Well if you haven't noticed then you're probably alright. Just check the impellar when you maintain your filter, look for knicks on the magnet, and rinse out the hole where the impellar slides into, just to be save.

C


----------



## supaoopa (Sep 1, 2005)

I'd go with the penquin 350 if you can, but the aquaclear 70 is equally capable of keeping your water clear and cheaper. 

http://www.bigalsonline.com/catalog/product.xml?product_id=22127;category_id=1721;pcid1=2885;pcid2= 

You don't have to worry about replacement cartridges either since you can just rinse and reuse the sponge(s).


----------



## waynside (Aug 21, 2005)

the penguin biofilters are great...i have used them for the past year plus with great results...now getting all of my friends to upgrade their filters as well...

good luck!


----------



## DavidDoyle (Jan 18, 2005)

Having used AquaClears, Emperor, Eheim, Tetratec, H.O.T Magnums, whispers, UGF, sponges and powerheads I would suggest that you use a pair of AquaClear 150s (I think that is 30 under their new labelling system). At Big Als it will cost you $31.98 plus shipping. 

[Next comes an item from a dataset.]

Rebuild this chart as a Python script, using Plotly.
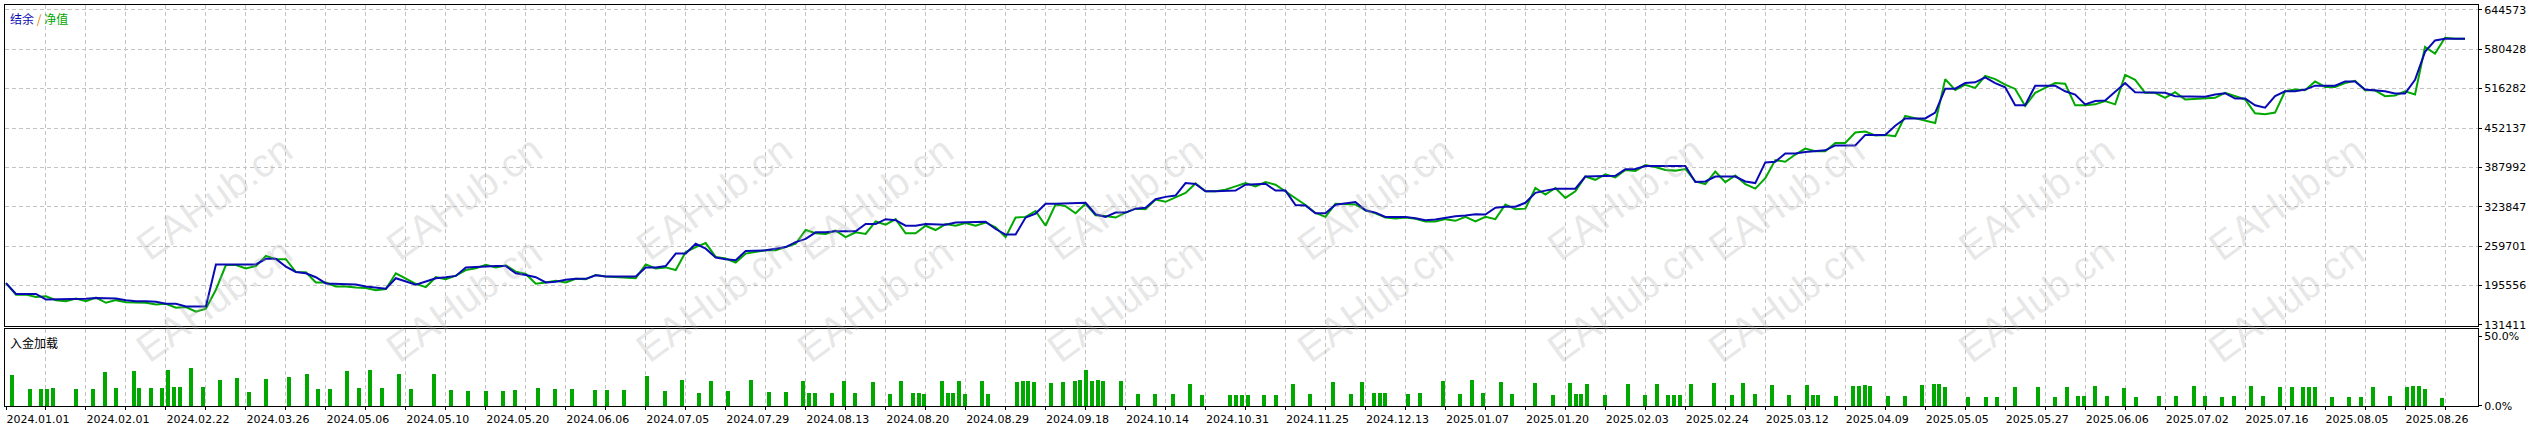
import plotly.graph_objects as go

# MT5 tester graph: balance / equity (in thousands) sampled along the deal axis
balance_k = [
    199.3, 181.7, 181.7, 181.7, 172.6, 172.6, 172.6, 173.7, 173.7, 175.3,
    175.3, 174.2, 171.6, 169.9, 169.9, 168.9, 165.7, 165.7, 161.4, 161.4,
    161.4, 229.8, 229.8, 229.8, 229.8, 229.8, 238.9, 238.9, 226.1, 217.5,
    215.4, 209.0, 198.8, 198.3, 197.7, 197.2, 194.0, 191.9, 190.3, 207.4,
    202.0, 196.7, 202.0, 207.4, 209.0, 211.1, 225.0, 226.1, 227.1, 227.1,
    227.1, 215.4, 212.7, 209.0, 200.4, 201.5, 204.7, 206.3, 206.3, 212.2,
    210.0, 210.0, 210.0, 210.0, 225.0, 225.0, 227.1, 247.5, 247.5, 263.5,
    255.5, 241.0, 238.4, 236.8, 251.7, 252.3, 252.8, 255.5, 258.1, 266.2,
    271.5, 282.2, 282.2, 283.8, 283.8, 283.8, 295.6, 295.6, 303.6, 302.0,
    292.9, 292.9, 295.6, 295.0, 294.5, 298.2, 298.2, 298.8, 299.3, 287.5,
    278.4, 278.4, 306.2, 312.7, 328.7, 328.7, 329.2, 329.8, 330.3, 311.6,
    307.3, 314.3, 314.3, 320.7, 322.3, 336.2, 339.9, 342.1, 362.4, 360.8,
    349.0, 349.0, 350.1, 350.1, 359.7, 360.8, 361.3, 350.1, 350.1, 326.6,
    326.0, 313.2, 313.2, 327.1, 328.7, 331.4, 318.0, 314.3, 307.3, 307.3,
    307.3, 305.2, 302.0, 303.0, 306.2, 308.4, 309.5, 311.6, 311.1, 322.3,
    323.9, 323.9, 330.3, 346.4, 350.1, 353.3, 353.3, 353.3, 373.1, 373.1,
    373.6, 374.2, 384.8, 385.4, 390.2, 390.2, 390.2, 390.2, 390.2, 364.0,
    365.0, 373.1, 373.1, 373.1, 365.0, 362.4, 396.1, 397.1, 410.5, 410.5,
    413.1, 414.2, 415.8, 423.8, 423.8, 423.8, 440.9, 440.9, 440.9, 455.9,
    467.7, 467.7, 467.7, 477.3, 516.3, 516.3, 525.4, 526.5, 534.5, 525.4,
    518.5, 489.1, 489.1, 521.1, 521.1, 521.1, 512.0, 506.7, 490.7, 496.0,
    497.1, 512.0, 525.4, 510.4, 510.4, 509.9, 509.4, 504.0, 503.5, 503.5,
    503.0, 506.7, 508.8, 500.2, 500.2, 489.1, 485.3, 504.0, 512.0, 512.0,
    514.7, 521.1, 521.1, 521.1, 528.1, 528.1, 514.7, 513.6, 512.0, 508.3,
    508.3, 530.7, 576.2, 594.9, 597.6, 597.6, 597.6,
]
equity_k = [
    199.3, 180.6, 180.6, 176.9, 177.9, 171.6, 169.9, 174.2, 169.9, 175.8,
    167.3, 171.6, 168.3, 168.3, 167.3, 164.6, 165.7, 159.2, 160.3, 152.8,
    157.6, 188.6, 228.7, 228.7, 223.4, 227.1, 243.7, 238.4, 238.4, 217.5,
    217.0, 200.4, 200.4, 194.0, 194.0, 192.4, 191.3, 187.6, 189.7, 215.4,
    207.4, 198.3, 192.9, 209.0, 205.8, 211.6, 220.7, 223.4, 229.3, 225.0,
    228.2, 218.1, 214.3, 198.3, 200.4, 203.1, 200.4, 206.3, 205.8, 212.7,
    210.0, 209.0, 207.4, 207.4, 229.8, 223.4, 225.0, 220.7, 250.1, 258.1,
    264.6, 242.1, 239.4, 233.0, 247.5, 250.1, 252.8, 252.8, 258.1, 263.5,
    285.9, 280.6, 279.5, 284.9, 274.2, 282.2, 279.5, 299.8, 294.5, 303.6,
    280.6, 280.6, 292.9, 285.9, 295.6, 292.9, 297.2, 292.9, 298.2, 290.2,
    274.2, 306.2, 307.3, 316.9, 292.9, 327.6, 324.9, 313.2, 328.7, 310.0,
    308.9, 306.2, 314.3, 320.7, 319.6, 335.6, 331.9, 339.4, 346.3, 361.8,
    349.0, 349.0, 351.7, 357.0, 362.4, 357.0, 364.0, 359.7, 349.0, 338.3,
    326.6, 313.7, 307.3, 328.7, 327.6, 327.6, 318.0, 313.2, 306.2, 304.6,
    306.2, 304.1, 299.8, 299.8, 303.6, 300.9, 307.3, 299.8, 307.3, 303.6,
    327.6, 319.6, 320.7, 354.4, 343.7, 354.4, 338.3, 349.0, 373.1, 367.7,
    376.8, 371.5, 383.8, 382.2, 391.8, 388.6, 383.8, 382.7, 385.4, 365.0,
    360.8, 381.1, 364.0, 374.7, 360.8, 353.3, 370.4, 399.8, 397.1, 408.9,
    418.5, 414.2, 414.2, 427.6, 427.6, 444.7, 446.3, 439.9, 440.9, 438.8,
    471.9, 467.7, 463.9, 460.2, 531.8, 514.2, 522.7, 517.4, 537.2, 531.8,
    522.7, 515.8, 488.0, 509.4, 517.4, 525.4, 524.3, 489.1, 489.1, 490.7,
    496.0, 490.7, 538.8, 530.7, 509.4, 509.4, 501.3, 510.4, 498.7, 499.7,
    501.3, 501.3, 509.4, 504.0, 498.7, 476.2, 474.6, 477.3, 512.0, 514.7,
    513.6, 528.1, 519.0, 519.0, 525.4, 529.1, 513.6, 513.6, 504.0, 505.1,
    512.0, 506.7, 584.2, 573.5, 599.2, 597.6, 597.6,
]

# deposit load bars (position on deal axis, percent)
load_pos = [
    0.57, 2.4, 3.5, 4.1, 4.67, 7.0, 8.7, 9.9, 11.0, 12.8, 13.3, 14.5, 15.6, 16.2,
    16.8, 17.4, 18.5, 19.7, 21.4, 23.1, 24.3, 26.0, 28.3, 30.1, 31.2, 32.4, 34.1,
    35.3, 36.4, 37.6, 39.3, 40.5, 42.8, 44.5, 46.2, 48.0, 49.7, 50.9, 53.2, 54.9,
    56.6, 58.9, 60.1, 61.8, 64.1, 65.9, 67.6, 69.3, 70.5, 72.2, 74.5, 76.3, 78.0,
    79.7, 80.3, 80.9, 82.6, 83.8, 84.9, 86.7, 88.4, 89.5, 90.7, 91.3, 91.8, 93.6,
    94.2, 94.7, 95.3, 95.9, 97.6, 98.2, 101.1, 101.7, 102.2, 102.8, 104.5, 105.7,
    106.9, 107.4, 108.0, 108.6, 109.2, 109.7, 111.5, 113.2, 114.9, 116.7, 118.4,
    119.6, 122.4, 123.0, 123.6, 124.2, 125.9, 127.1, 128.8, 130.5, 132.8, 134.6,
    135.7, 136.9, 137.5, 138.0, 140.3, 141.5, 143.8, 145.5, 146.7, 147.8, 149.6,
    150.7, 153.0, 154.8, 156.5, 157.1, 157.6, 158.2, 160.0, 162.3, 164.0, 165.2,
    166.3, 166.9, 167.5, 168.6, 170.9, 172.7, 173.8, 175.0, 176.7, 178.4, 180.2,
    180.8, 181.3, 183.1, 184.8, 185.4, 186.0, 186.5, 188.3, 190.0, 191.7, 192.9,
    193.4, 194.0, 196.3, 198.1, 199.2, 201.0, 203.3, 205.0, 206.2, 207.3, 207.9,
    209.0, 210.2, 211.9, 213.1, 215.4, 217.1, 218.9, 220.0, 221.7, 222.9, 224.6,
    225.8, 227.5, 228.7, 229.8, 230.4, 231.0, 232.7, 234.4, 235.6, 236.8, 238.5,
    240.2, 240.8, 241.4, 242.0, 243.7,
]
load_pct = [
    22.3, 12.4, 12.4, 12.4, 13.1, 12.4, 12.4, 24.5, 13.1, 25.2, 13.1, 13.1, 13.1, 25.9,
    13.8, 13.8, 27.3, 13.8, 18.8, 20.2, 10.3, 19.5, 20.9, 23.0, 12.4, 12.4, 25.2,
    13.1, 25.9, 13.1, 23.0, 12.2, 23.5, 11.5, 10.8, 10.8, 10.8, 11.5, 12.9, 12.2,
    12.2, 11.5, 11.5, 11.5, 21.6, 10.8, 19.3, 9.8, 18.6, 11.0, 19.3, 10.3, 10.3,
    18.1, 9.8, 9.8, 9.8, 18.1, 9.8, 17.4, 9.1, 18.1, 9.8, 9.8, 9.1, 18.1,
    9.8, 9.8, 18.1, 9.1, 18.1, 9.1, 17.4, 18.1, 18.1, 17.4, 16.9, 17.4,
    18.1, 18.8, 26.4, 18.1, 18.8, 18.1, 18.1, 9.1, 9.1, 9.1, 16.2,
    8.2, 8.2, 8.2, 8.2, 8.2, 8.2, 8.2, 16.4, 8.9, 17.4, 8.9,
    17.4, 9.3, 9.3, 9.3, 8.9, 9.3, 18.1, 8.9, 18.8, 9.3, 17.4,
    8.9, 16.7, 8.2, 16.7, 8.9, 8.9, 16.0, 8.2, 16.0, 8.2, 16.0,
    8.2, 8.2, 8.2, 16.0, 16.7, 8.2, 16.7, 8.9, 15.2, 8.2, 15.2,
    8.2, 8.2, 7.4, 14.5, 14.5, 15.2, 14.5, 7.4, 7.4, 15.2, 16.0,
    16.0, 13.8, 6.7, 6.7, 6.7, 13.8, 13.8, 6.7, 13.8, 7.4, 7.4,
    14.5, 7.4, 13.1, 6.7, 7.4, 7.4, 14.5, 7.4, 6.7, 7.4, 14.5,
    7.4, 13.8, 13.8, 13.8, 13.8, 13.8, 6.7, 6.7, 6.7, 13.8, 7.4,
    13.8, 14.5, 14.5, 12.4, 6.0,
]

date_labels = [
    "2024.01.01", "2024.02.01", "2024.02.22", "2024.03.26", "2024.05.06", "2024.05.10",
    "2024.05.20", "2024.06.06", "2024.07.05", "2024.07.29", "2024.08.13", "2024.08.20",
    "2024.08.29", "2024.09.18", "2024.10.14", "2024.10.31", "2024.11.25", "2024.12.13",
    "2025.01.07", "2025.01.20", "2025.02.03", "2025.02.24", "2025.03.12", "2025.04.09",
    "2025.05.05", "2025.05.27", "2025.06.06", "2025.07.02", "2025.07.16", "2025.08.05",
    "2025.08.26",
]
y_ticks = [131411, 195556, 259701, 323847, 387992, 452137, 516282, 580428, 644573]

balance = [v * 1000 for v in balance_k]
equity = [v * 1000 for v in equity_k]
idx = list(range(len(balance)))

tickvals = list(range(0, 248, 4))
ticktext = []
for t in tickvals:
    if t % 8 == 0 and t // 8 < len(date_labels):
        ticktext.append(date_labels[t // 8])
    else:
        ticktext.append("")

BLUE = "#0a0ab4"
GREEN = "#00a800"
GRID = "#c4c4c4"

fig = go.Figure()
fig.add_trace(go.Scatter(x=idx, y=equity, mode="lines", line=dict(color=GREEN, width=2),
                         xaxis="x", yaxis="y", showlegend=False))
fig.add_trace(go.Scatter(x=idx, y=balance, mode="lines", line=dict(color=BLUE, width=2),
                         xaxis="x", yaxis="y", showlegend=False))
fig.add_trace(go.Bar(x=load_pos, y=load_pct, width=0.4, marker=dict(color=GREEN, line=dict(width=0)),
                     xaxis="x2", yaxis="y2", showlegend=False))

axis_common = dict(showline=True, mirror=True, linecolor="black", linewidth=1, zeroline=False)
xr = [-0.1, 247.3]

fig.update_layout(
    width=2533, height=430,
    margin=dict(l=5, r=55, t=4, b=19),
    paper_bgcolor="white", plot_bgcolor="white",
    font=dict(family="DejaVu Sans", size=11, color="black"),
    bargap=0,
    hovermode=False,
    xaxis=dict(domain=[0, 1], anchor="y", range=xr, tickvals=tickvals, showticklabels=False,
               ticks="", showgrid=True, gridcolor=GRID, griddash="4px,3px", gridwidth=1,
               **axis_common),
    yaxis=dict(domain=[0.2, 1], anchor="x", side="right", range=[129807, 652591],
               tickvals=y_ticks, ticktext=[str(v) for v in y_ticks], ticks="outside",
               ticklen=3, tickcolor="black", showgrid=True, gridcolor=GRID,
               griddash="4px,3px", **axis_common),
    xaxis2=dict(domain=[0, 1], anchor="y2", range=xr, tickvals=tickvals, ticktext=ticktext,
                ticks="outside", ticklen=3, tickcolor="black", ticklabelshift=32,
                showgrid=True, gridcolor=GRID, griddash="4px,3px", **axis_common),
    yaxis2=dict(domain=[0, 0.193], anchor="x2", side="right", range=[0, 55.6],
                tickvals=[0, 50], ticktext=["0.0%", "50.0%"], ticks="outside", ticklen=3,
                tickcolor="black", showgrid=False, **axis_common),
)

# watermarks
for row_y in [125, 378]:
    for k in range(10):
        px = 125 + 250 * k
        fig.add_annotation(x=(px - 5) / 2473, y=(411 - row_y) / 407, xref="paper", yref="paper",
                           text="EAHub.cn", showarrow=False, textangle=-36,
                           font=dict(family="Liberation Sans", size=40, color="rgba(170,170,170,0.28)"))

fig.add_annotation(x=0, y=1, xref="paper", yref="paper", xanchor="left", yanchor="top",
                   xshift=3, yshift=-3, showarrow=False,
                   text="<span style='color:#0a0ab4'>结余</span> <span style='color:#e08000'>/</span> "
                        "<span style='color:#00a800'>净值</span>",
                   font=dict(family="Noto Sans CJK SC", size=12))
fig.add_annotation(x=0, y=0.193, xref="paper", yref="paper", xanchor="left", yanchor="top",
                   xshift=3, yshift=-3, showarrow=False, text="入金加载",
                   font=dict(family="Noto Sans CJK SC", size=12, color="black"))

# page body has a default 8px margin, drop it so the figure fills the window
fig.write_html("out.html", config={"displayModeBar": False},
               post_script="document.body.style.margin='0';")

Buy using two filters you will suck up more waste because of better intake coverage, have less current and also not risk losing filtration if a filter breaks. While the biowheeels in Emperor and Penguin make excellent bio-filters, the cartridge system can get costly- after all they make their real money selling the carts not the filters.

The best single bang for the buck mech filtration, imo, is the Magnum line running the micron cart.


----------



## Damon (Jan 18, 2005)

Use a prefilter over your intakes on your filter.


----------



## doggydad38 (Jan 18, 2005)

When setting up display tanks, I've always used a combination of UGF and outside power filter. I drop the intake tube of the power filter down inside the lift tube of the UGF. The waste is pulled beneath the UGF plate. Nitrites and nitrates are pulled up the lift tube, through the activated charcoal in the power filter and clean water is dumped back into the tank. The only thing you have to remember is to leave the lift tube long enough to come out of the water.
Tony


----------